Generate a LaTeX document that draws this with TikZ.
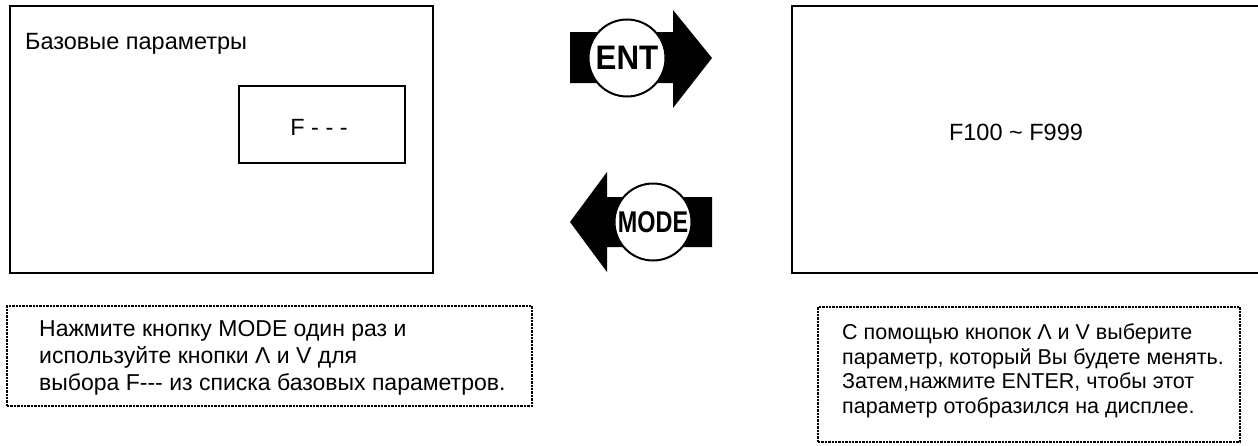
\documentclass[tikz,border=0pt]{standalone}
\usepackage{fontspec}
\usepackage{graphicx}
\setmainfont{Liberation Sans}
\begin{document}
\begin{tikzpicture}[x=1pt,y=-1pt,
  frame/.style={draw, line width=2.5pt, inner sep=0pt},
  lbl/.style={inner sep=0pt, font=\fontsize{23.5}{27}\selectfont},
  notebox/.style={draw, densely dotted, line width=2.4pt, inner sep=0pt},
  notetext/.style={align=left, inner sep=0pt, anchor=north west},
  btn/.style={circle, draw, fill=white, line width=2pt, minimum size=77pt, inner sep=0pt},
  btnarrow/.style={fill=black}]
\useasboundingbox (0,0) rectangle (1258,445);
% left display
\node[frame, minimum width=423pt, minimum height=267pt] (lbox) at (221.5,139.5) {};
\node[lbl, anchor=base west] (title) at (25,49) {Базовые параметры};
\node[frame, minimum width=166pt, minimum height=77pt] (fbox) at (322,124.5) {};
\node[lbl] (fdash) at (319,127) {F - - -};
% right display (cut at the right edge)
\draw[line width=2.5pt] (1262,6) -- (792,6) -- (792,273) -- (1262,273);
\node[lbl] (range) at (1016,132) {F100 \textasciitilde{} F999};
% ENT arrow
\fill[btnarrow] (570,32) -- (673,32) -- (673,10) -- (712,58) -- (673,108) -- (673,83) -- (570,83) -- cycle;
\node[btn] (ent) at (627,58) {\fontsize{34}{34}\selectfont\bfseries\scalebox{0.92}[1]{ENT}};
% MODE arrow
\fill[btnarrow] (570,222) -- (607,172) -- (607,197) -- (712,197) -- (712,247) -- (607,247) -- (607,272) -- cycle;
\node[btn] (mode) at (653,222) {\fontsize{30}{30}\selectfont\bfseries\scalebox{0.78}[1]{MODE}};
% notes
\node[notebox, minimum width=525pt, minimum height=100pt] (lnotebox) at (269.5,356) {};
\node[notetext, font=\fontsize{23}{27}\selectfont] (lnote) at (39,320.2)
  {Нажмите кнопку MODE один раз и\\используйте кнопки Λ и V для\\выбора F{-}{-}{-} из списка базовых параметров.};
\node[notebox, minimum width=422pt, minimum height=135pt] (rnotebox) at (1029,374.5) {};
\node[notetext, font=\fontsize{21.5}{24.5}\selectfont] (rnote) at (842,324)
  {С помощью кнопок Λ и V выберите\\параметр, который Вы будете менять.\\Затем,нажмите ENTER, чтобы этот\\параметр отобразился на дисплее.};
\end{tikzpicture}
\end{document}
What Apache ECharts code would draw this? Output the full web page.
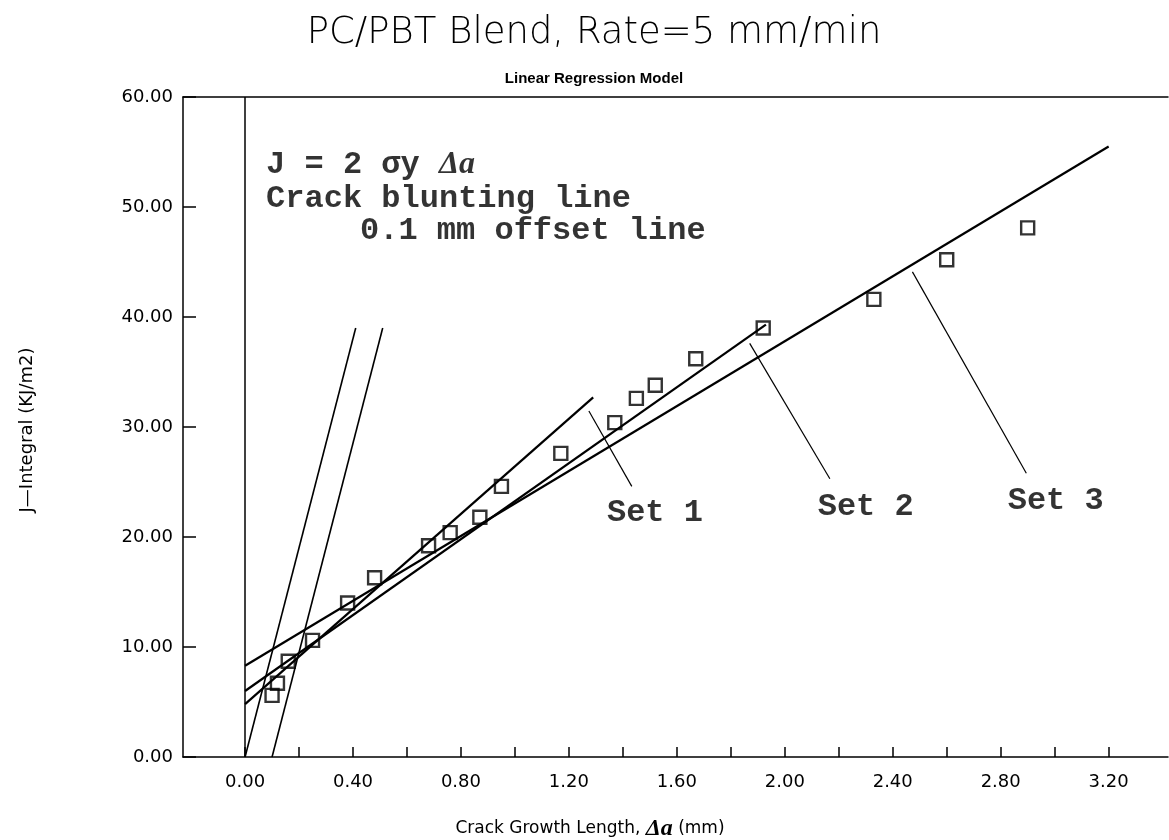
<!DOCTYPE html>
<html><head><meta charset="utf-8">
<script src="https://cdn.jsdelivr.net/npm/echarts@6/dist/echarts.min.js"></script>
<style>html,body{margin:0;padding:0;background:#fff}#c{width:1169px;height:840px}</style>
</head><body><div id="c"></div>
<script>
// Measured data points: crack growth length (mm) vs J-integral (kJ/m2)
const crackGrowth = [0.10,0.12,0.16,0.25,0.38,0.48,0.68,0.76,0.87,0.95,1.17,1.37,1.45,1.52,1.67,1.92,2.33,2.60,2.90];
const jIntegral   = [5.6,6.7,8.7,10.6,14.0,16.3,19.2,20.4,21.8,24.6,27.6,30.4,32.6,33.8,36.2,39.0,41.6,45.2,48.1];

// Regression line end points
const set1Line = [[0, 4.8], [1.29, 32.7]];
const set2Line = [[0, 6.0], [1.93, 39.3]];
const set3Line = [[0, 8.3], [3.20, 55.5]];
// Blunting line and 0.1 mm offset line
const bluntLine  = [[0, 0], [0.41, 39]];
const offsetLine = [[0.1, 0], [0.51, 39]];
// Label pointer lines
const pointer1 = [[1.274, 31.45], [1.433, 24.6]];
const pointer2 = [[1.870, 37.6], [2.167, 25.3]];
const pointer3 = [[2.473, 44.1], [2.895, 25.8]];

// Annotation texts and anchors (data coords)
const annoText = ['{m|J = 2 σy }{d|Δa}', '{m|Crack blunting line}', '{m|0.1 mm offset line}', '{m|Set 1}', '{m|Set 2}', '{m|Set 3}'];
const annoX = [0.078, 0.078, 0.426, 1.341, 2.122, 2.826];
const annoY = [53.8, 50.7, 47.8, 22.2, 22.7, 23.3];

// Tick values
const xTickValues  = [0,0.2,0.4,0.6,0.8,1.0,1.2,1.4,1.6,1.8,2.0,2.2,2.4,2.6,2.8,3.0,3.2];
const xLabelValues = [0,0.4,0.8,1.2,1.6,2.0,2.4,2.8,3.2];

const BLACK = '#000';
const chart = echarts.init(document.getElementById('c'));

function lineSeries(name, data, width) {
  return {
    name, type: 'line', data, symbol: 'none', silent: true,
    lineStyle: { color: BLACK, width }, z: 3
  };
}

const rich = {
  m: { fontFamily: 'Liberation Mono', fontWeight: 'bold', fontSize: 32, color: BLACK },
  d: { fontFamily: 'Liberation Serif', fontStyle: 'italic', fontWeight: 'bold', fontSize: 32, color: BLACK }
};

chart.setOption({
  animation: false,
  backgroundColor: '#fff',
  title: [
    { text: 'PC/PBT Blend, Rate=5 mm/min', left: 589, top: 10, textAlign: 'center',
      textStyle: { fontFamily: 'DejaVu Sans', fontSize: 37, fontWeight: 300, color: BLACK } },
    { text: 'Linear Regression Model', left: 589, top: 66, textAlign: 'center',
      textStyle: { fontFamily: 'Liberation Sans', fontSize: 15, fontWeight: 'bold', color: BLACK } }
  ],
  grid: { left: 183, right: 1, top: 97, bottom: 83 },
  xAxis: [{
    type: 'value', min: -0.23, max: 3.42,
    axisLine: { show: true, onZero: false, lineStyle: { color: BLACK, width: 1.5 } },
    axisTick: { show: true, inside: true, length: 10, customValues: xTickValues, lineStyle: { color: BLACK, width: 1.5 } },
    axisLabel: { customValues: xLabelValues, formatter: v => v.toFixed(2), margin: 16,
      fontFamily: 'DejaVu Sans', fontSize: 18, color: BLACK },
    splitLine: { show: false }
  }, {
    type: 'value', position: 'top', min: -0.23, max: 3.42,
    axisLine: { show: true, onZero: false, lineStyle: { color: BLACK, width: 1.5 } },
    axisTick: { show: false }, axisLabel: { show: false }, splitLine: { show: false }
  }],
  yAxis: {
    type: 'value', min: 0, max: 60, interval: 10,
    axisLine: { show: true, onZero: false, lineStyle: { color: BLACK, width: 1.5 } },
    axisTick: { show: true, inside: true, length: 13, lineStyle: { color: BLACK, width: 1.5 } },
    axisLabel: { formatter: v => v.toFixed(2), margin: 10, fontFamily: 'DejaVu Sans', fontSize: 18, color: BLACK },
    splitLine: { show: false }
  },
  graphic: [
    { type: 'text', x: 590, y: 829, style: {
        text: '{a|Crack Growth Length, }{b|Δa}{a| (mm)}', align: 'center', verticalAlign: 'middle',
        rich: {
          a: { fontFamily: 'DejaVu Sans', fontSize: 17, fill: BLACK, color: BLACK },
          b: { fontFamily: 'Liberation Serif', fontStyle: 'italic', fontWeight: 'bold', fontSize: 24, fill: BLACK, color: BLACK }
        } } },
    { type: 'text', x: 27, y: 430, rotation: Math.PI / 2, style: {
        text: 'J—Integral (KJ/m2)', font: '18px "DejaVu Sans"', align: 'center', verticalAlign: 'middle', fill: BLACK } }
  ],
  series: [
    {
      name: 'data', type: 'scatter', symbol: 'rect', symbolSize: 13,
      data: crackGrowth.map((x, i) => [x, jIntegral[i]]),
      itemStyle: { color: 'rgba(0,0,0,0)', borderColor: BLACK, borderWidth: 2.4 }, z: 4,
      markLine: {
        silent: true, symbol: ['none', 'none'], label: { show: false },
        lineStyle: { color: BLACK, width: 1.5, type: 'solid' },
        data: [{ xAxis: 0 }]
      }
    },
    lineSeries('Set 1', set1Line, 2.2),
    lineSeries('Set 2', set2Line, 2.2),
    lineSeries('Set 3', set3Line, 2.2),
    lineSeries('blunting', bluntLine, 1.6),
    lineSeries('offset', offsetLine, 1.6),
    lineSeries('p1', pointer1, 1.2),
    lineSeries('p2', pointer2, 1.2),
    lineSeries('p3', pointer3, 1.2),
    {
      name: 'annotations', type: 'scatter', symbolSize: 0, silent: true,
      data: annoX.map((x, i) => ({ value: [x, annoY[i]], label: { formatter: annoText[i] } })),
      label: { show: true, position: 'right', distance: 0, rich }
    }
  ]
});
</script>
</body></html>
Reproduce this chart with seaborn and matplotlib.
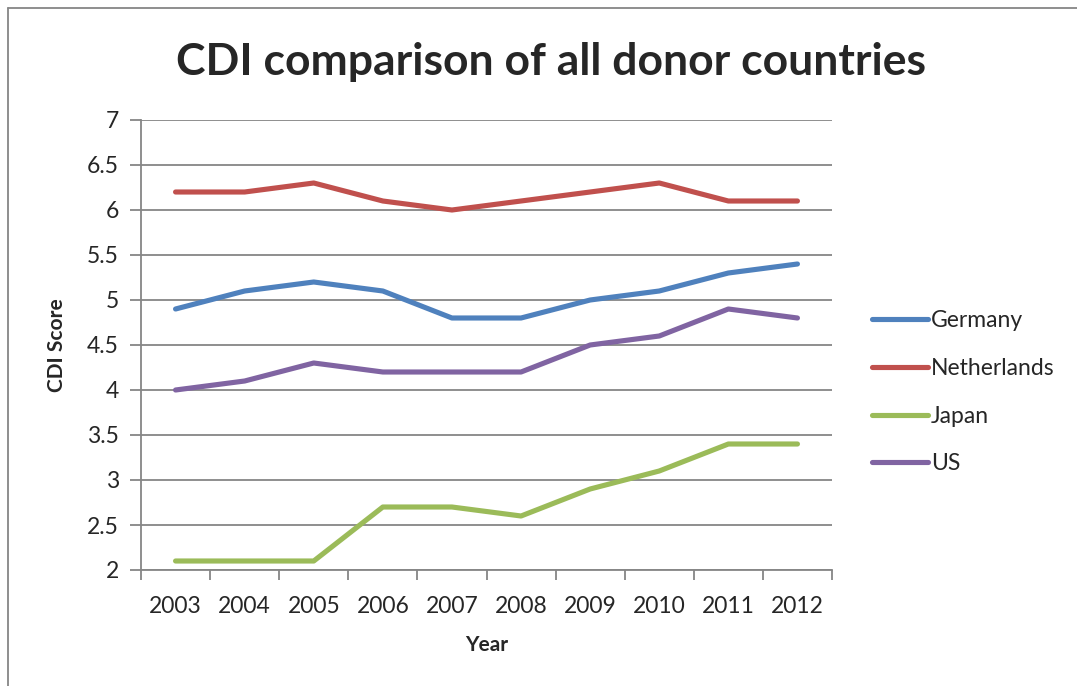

=======

Only lines with the word "this" are wanted, so copy each one from the records.

Generate a LaTeX document that draws this with TikZ.
What Apache ECharts code would draw this? Output the full web page.
Reproduce this chart with seaborn and matplotlib.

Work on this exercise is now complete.